**Stated exercise**. Copy every line that holds "matplotlib".

·····

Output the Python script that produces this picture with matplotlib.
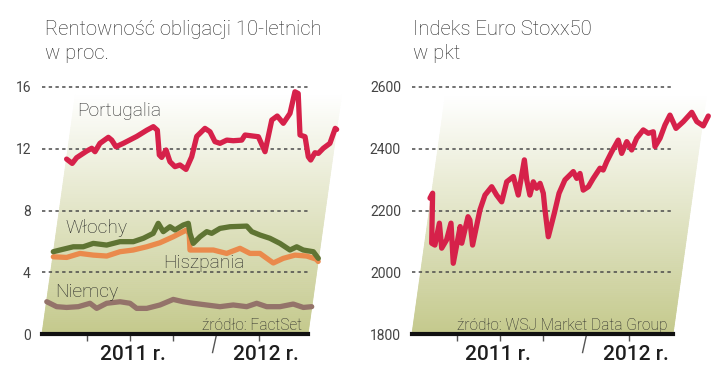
import numpy as np
import matplotlib
matplotlib.use("Agg")
import matplotlib.pyplot as plt
from matplotlib.transforms import Affine2D, blended_transform_factory
from matplotlib.patches import Polygon

# ---------------- data (fractional years, values) ----------------
port_t = [2010.319, 2010.367, 2010.395, 2010.466, 2010.502, 2010.531, 2010.560, 2010.619, 2010.648, 2010.688,
          2010.741, 2010.838, 2010.909, 2010.956, 2010.991, 2011.033, 2011.054, 2011.080, 2011.123, 2011.167,
          2011.204, 2011.256, 2011.286, 2011.303, 2011.358, 2011.401, 2011.450, 2011.491, 2011.540, 2011.591,
          2011.656, 2011.676, 2011.741, 2011.781, 2011.849, 2011.867, 2011.905, 2011.960, 2012.001, 2012.016,
          2012.043, 2012.102, 2012.143, 2012.190, 2012.212, 2012.237, 2012.264, 2012.297, 2012.343, 2012.368, 2012.38]
port_v = [11.33, 11.05, 11.42, 11.85, 12.03, 11.81, 12.35, 12.74, 12.56, 12.13,
          12.35, 12.8, 13.2, 13.43, 13.2, 11.6, 11.44, 11.92, 11.16, 10.84,
          10.95, 10.66, 11.48, 12.8, 13.32, 13.1, 12.46, 12.35, 12.56, 12.52,
          12.56, 12.89, 12.82, 12.78, 11.81, 13.86, 14.12, 13.65, 14.29, 15.69,
          15.58, 12.89, 12.78, 11.48, 11.27, 11.74, 11.7, 12.03, 12.35, 13.32, 13.25]

ital_t = [2010.316, 2010.366, 2010.466, 2010.543, 2010.617, 2010.723, 2010.822, 2010.926, 2011.0, 2011.071,
          2011.099, 2011.147, 2011.194, 2011.236, 2011.295, 2011.332, 2011.356, 2011.392, 2011.437, 2011.484,
          2011.524, 2011.583, 2011.659, 2011.788, 2011.833, 2011.901, 2011.981, 2012.064, 2012.149, 2012.198,
          2012.252, 2012.332, 2012.378]
ital_v = [5.33, 5.44, 5.65, 5.65, 5.87, 5.76, 5.98, 5.98, 6.2, 6.52,
          7.17, 6.63, 6.95, 6.74, 7.06, 7.17, 6.52, 5.87, 6.3, 6.63,
          6.52, 6.84, 6.95, 6.99, 6.63, 6.41, 6.2, 5.87, 5.44, 5.65,
          5.44, 5.33, 4.9]

spain_t = [2010.322, 2010.426, 2010.525, 2010.630, 2010.735, 2010.833, 2010.934, 2011.035, 2011.133, 2011.230,
           2011.302, 2011.326, 2011.350, 2011.374, 2011.452, 2011.555, 2011.662, 2011.760, 2011.843, 2011.920,
           2012.034, 2012.106, 2012.194, 2012.285, 2012.366, 2012.38]
spain_v = [5.0, 4.96, 5.22, 5.11, 5.05, 5.33, 5.44, 5.65, 5.91, 6.3,
           6.63, 6.74, 6.5, 5.44, 5.44, 5.44, 5.22, 5.55, 5.22, 5.22,
           4.6, 4.9, 5.11, 5.05, 4.84, 4.7]

ger_t = [2010.32, 2010.402, 2010.480, 2010.570, 2010.657, 2010.714, 2010.786, 2010.888, 2010.967, 2011.024,
         2011.102, 2011.201, 2011.298, 2011.378, 2011.457, 2011.563, 2011.668, 2011.769, 2011.875, 2011.949,
         2012.030, 2012.133, 2012.233, 2012.315, 2012.379]
ger_v = [2.09, 1.77, 1.72, 1.77, 1.99, 1.66, 1.99, 2.09, 1.99, 1.66,
         1.66, 1.88, 2.24, 2.09, 1.99, 1.88, 1.77, 1.88, 1.77, 1.99,
         1.77, 1.77, 1.94, 1.72, 1.77]

stoxx_t = [2010.31, 2010.325, 2010.372, 2010.399, 2010.41, 2010.455, 2010.484, 2010.50, 2010.561, 2010.575,
           2010.605, 2010.625, 2010.643, 2010.691, 2010.71, 2010.733, 2010.776, 2010.823, 2010.870, 2010.887,
           2010.933, 2010.991, 2011.0, 2011.040, 2011.081, 2011.093, 2011.126, 2011.147, 2011.183, 2011.214,
           2011.269, 2011.29, 2011.305, 2011.336, 2011.392, 2011.426, 2011.446, 2011.489, 2011.525, 2011.554,
           2011.595, 2011.622, 2011.640, 2011.668, 2011.706, 2011.747, 2011.774, 2011.821, 2011.847, 2011.889,
           2011.932, 2011.969, 2011.998, 2012.028, 2012.052, 2012.080, 2012.141, 2012.191, 2012.246, 2012.295,
           2012.350, 2012.378]
stoxx_v = [2240, 2256, 2094, 2088, 2159, 2078, 2105, 2159, 2029, 2148,
           2094, 2180, 2169, 2088, 2202, 2250, 2277, 2250, 2228, 2293,
           2310, 2250, 2364, 2299, 2250, 2293, 2272, 2288, 2256, 2202,
           2115, 2191, 2256, 2299, 2326, 2304, 2320, 2266, 2277, 2304,
           2337, 2331, 2358, 2390, 2428, 2385, 2423, 2396, 2434, 2461,
           2450, 2455, 2407, 2434, 2477, 2509, 2466, 2488, 2518, 2488,
           2474, 2506]

left_yticks = [0, 4, 8, 12, 16]
right_yticks = [1800, 2000, 2200, 2400, 2600]
minor_ticks = [2010.667, 2011.0, 2011.333, 2012.0]
year_labels = ["2011 r.", "2012 r."]

# ---------------- styling ----------------
LIGHT = ['Roboto', 'DejaVu Sans']
REG = ['Roboto', 'DejaVu Sans']
RED = '#d6214a'
GREEN = '#5f7433'
ORANGE = '#ea8a4c'
BROWN = '#94736a'
TXT = '#262626'
BG_BOTTOM = np.array([196, 201, 140]) / 255.0
K = 0.14  # visual shear (px right per px up)

W_PX, H_PX = 720, 375
fig = plt.figure(figsize=(7.2, 3.75), dpi=100)
fig.patch.set_facecolor('white')


def px_axes(x0, x1, ybot, ytop):
    return fig.add_axes([x0 / W_PX, (H_PX - ybot) / H_PX, (x1 - x0) / W_PX, (ybot - ytop) / H_PX])


def shear(ax):
    bb = ax.get_position()
    w = bb.width * W_PX
    h = bb.height * H_PX
    x0, x1 = ax.get_xlim()
    y0, y1 = ax.get_ylim()
    c = K * (h / (y1 - y0)) / (w / (x1 - x0))
    return Affine2D(np.array([[1, c, -c * y0], [0, 1, 0], [0, 0, 1]])) + ax.transData


def setup(ax, xlim, ylim, yticks, bg_top):
    ax.set_xlim(*xlim)
    ax.set_ylim(*ylim)
    ax.patch.set_visible(False)
    for s in ['left', 'right', 'top']:
        ax.spines[s].set_visible(False)
    ax.spines['bottom'].set_linewidth(3)
    ax.spines['bottom'].set_color('#111111')
    ax.spines['bottom'].set_zorder(5)
    ax.set_yticks(yticks)
    ax.set_yticklabels([str(v) for v in yticks], family=REG, fontsize=10, color='#444444')
    ax.tick_params(axis='y', length=0, pad=8)
    ax.set_xticks(minor_ticks)
    ax.set_xticklabels([])
    ax.tick_params(axis='x', length=5, width=1, color='#555555', direction='out')
    tr = shear(ax)
    # gradient background parallelogram
    n = 120
    ys = np.linspace(ylim[0], bg_top, n + 1)
    for i in range(n):
        t = (i + 0.5) / n
        col = BG_BOTTOM * (1 - t) + np.ones(3) * t
        poly = Polygon([(xlim[0], ys[i]), (xlim[1], ys[i]), (xlim[1], ys[i + 1]), (xlim[0], ys[i + 1])],
                       closed=True, facecolor=col, edgecolor=col, lw=0.6, transform=tr,
                       clip_on=False, zorder=0)
        ax.add_patch(poly)
    # dashed grid lines
    for v in yticks[1:]:
        ax.plot(xlim, [v, v], color='#4a4a4a', lw=1.1, dashes=(2.2, 2.2), zorder=1, clip_on=False)
    # slanted tick
    ax.plot([2011.667 + 0.003, 2011.667 - 0.027], [-0.004, -0.075], transform=ax.get_xaxis_transform(),
            color='#555555', lw=1, clip_on=False)
    return tr


def series(ax, tr, t, v, color):
    ax.plot(t, v, color=color, lw=3.8, transform=tr, clip_on=False, zorder=3,
            solid_joinstyle='round', solid_capstyle='round')


LBL = dict(family=LIGHT, fontsize=13.8, fontweight='light', color=TXT, va='baseline', zorder=4)
SRC = dict(family=LIGHT, fontsize=11.2, fontweight='light', color=TXT, va='baseline', ha='right', zorder=4)

# ---------------- left panel ----------------
axL = px_axes(42, 308, 334, 87)
trL = setup(axL, (2010.318, 2012.380), (0, 16), left_yticks, 15.6)
series(axL, trL, ger_t, ger_v, BROWN)
series(axL, trL, spain_t, spain_v, ORANGE)
series(axL, trL, ital_t, ital_v, GREEN)
series(axL, trL, port_t, port_v, RED)

axL.text(2010.589, 14.12, "Portugalia", **LBL)
axL.text(2010.496, 6.54, "Włochy", **LBL)
axL.text(2011.256, 4.27, "Hiszpania", **LBL)
axL.text(2010.419, 2.40, "Niemcy", **LBL)
axL.text(2012.333, 0.26, "źródło: FactSet", **SRC)

# ---------------- right panel ----------------
axR = px_axes(412, 673, 334, 87)
trR = setup(axR, (2010.318, 2012.341), (1800, 2600), right_yticks, 2575)
series(axR, trR, stoxx_t, stoxx_v, RED)
axR.text(2012.302, 1813, "źródło: WSJ Market Data Group", **SRC)

# year labels
for ax, xs in [(axL, [2011.02, 2012.05]), (axR, [2010.985, 2012.05])]:
    btr = blended_transform_factory(ax.transData, fig.transFigure)
    for x, lab in zip(xs, year_labels):
        ax.text(x, 15 / H_PX, lab, transform=btr, family=REG, fontsize=15, fontweight='medium',
                color='#1e1e1e', ha='center', va='baseline', clip_on=False)

# titles
def title(xpx, l1, l2):
    fig.text(xpx / W_PX, (H_PX - 35) / H_PX, l1, family=LIGHT, fontsize=14.6, fontweight='light',
             color=TXT, va='baseline')
    fig.text(xpx / W_PX, (H_PX - 59) / H_PX, l2, family=LIGHT, fontsize=14.6, fontweight='light',
             color=TXT, va='baseline')

title(45, "Rentowność obligacji 10-letnich", "w proc.")
title(413, "Indeks Euro Stoxx50", "w pkt")

fig.savefig("out.png", dpi=100, facecolor='white')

·····

**Solution to this task**.
Output the Python script that produces this picture with matplotlib.
import matplotlib
matplotlib.use("Agg")
import matplotlib.pyplot as plt
from matplotlib.transforms import Affine2D, blended_transform_factory
from matplotlib.patches import Polygon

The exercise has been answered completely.